**WRITTEN INSTRUCTION**
Give back exactly the lines from the beginning of the listing below to the line holding "from matplotlib.ticker import", both ends included; the pictures stay out.

★ ★ ★

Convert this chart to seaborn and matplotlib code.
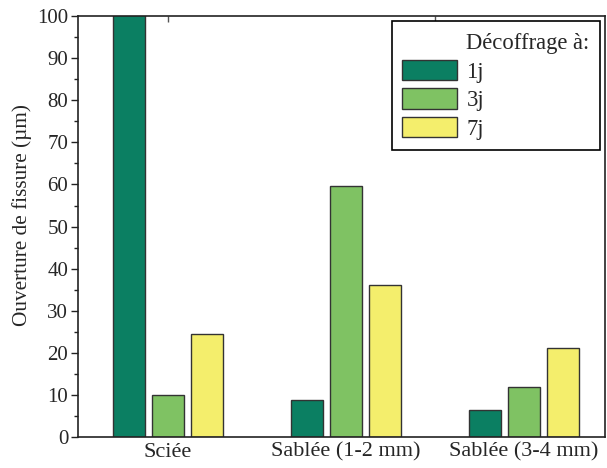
import numpy as np
import pandas as pd
import matplotlib
matplotlib.use("Agg")
import matplotlib.pyplot as plt
import seaborn as sns
from matplotlib.patches import Patch
from matplotlib.ticker import MultipleLocator, FixedLocator

# data
surfaces = ["Sciée", "Sablée (1-2 mm)", "Sablée (3-4 mm)"]
decoffrage = ["1j", "3j", "7j"]
val_1j = [110.0, 8.7, 6.4]   # first bar runs off the top of the axis
val_3j = [10.1, 59.6, 11.9]
val_7j = [24.5, 36.1, 21.2]
colors = ["#0b7f62", "#7fc263", "#f4ee6c"]

df = pd.DataFrame({
    "Surface": surfaces * 3,
    "Decoffrage": np.repeat(decoffrage, 3),
    "Ouverture": val_1j + val_3j + val_7j,
})

sns.set_style("ticks")
plt.rcParams["font.family"] = ["Liberation Serif", "DejaVu Serif"]

fig = plt.figure(figsize=(6.07, 4.68), dpi=100)
ax = fig.add_axes([0.1285, 0.066, 0.868, 0.8998])

sns.barplot(data=df, x="Surface", y="Ouverture", hue="Decoffrage",
            order=surfaces, hue_order=decoffrage, palette=colors,
            width=0.66, gap=0.18, errorbar=None, edgecolor="#333333",
            linewidth=1, saturation=1, ax=ax)

ax.set_xlim(-0.506, 2.455)
ax.set_ylim(0, 100)
ax.yaxis.set_major_locator(MultipleLocator(10))
ax.yaxis.set_minor_locator(MultipleLocator(5))
ax.tick_params(axis="y", which="major", direction="out", length=5, width=1,
               labelsize=15, pad=2, color="#222222")
ax.tick_params(axis="y", which="minor", direction="out", length=3, width=1,
               color="#222222")
ax.tick_params(axis="x", which="major", length=0, labelsize=16, pad=4)
# small inward ticks on the top spine
ax.xaxis.set_minor_locator(FixedLocator([0.002, 1.5]))
ax.tick_params(axis="x", which="minor", bottom=False, top=True,
               direction="in", length=4, width=1, color="#555555")
ax.set_xlabel("")
ax.set_ylabel("Ouverture de fissure (µm)", fontsize=15.3)
ax.yaxis.set_label_coords(-0.088, 0.527)
for s in ax.spines.values():
    s.set_linewidth(1.2)
    s.set_color("#222222")

handles, labels = ax.get_legend_handles_labels()
handles = [Patch(visible=False)] + handles
labels = ["Décoffrage à:"] + labels
leg = ax.legend(handles, labels, loc="upper right", fontsize=16.3,
                handlelength=2.45, handleheight=1.02, labelspacing=0.24,
                handletextpad=0.4, borderpad=0.45, borderaxespad=0.22,
                frameon=True, fancybox=False, edgecolor="black",
                framealpha=1)
leg.get_frame().set_linewidth(1.2)

fig.savefig("out.png", dpi=100)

★ ★ ★

**TASK OUTPUT**
Convert this chart to seaborn and matplotlib code.
import numpy as np
import pandas as pd
import matplotlib
matplotlib.use("Agg")
import matplotlib.pyplot as plt
import seaborn as sns
from matplotlib.patches import Patch
from matplotlib.ticker import MultipleLocator, FixedLocator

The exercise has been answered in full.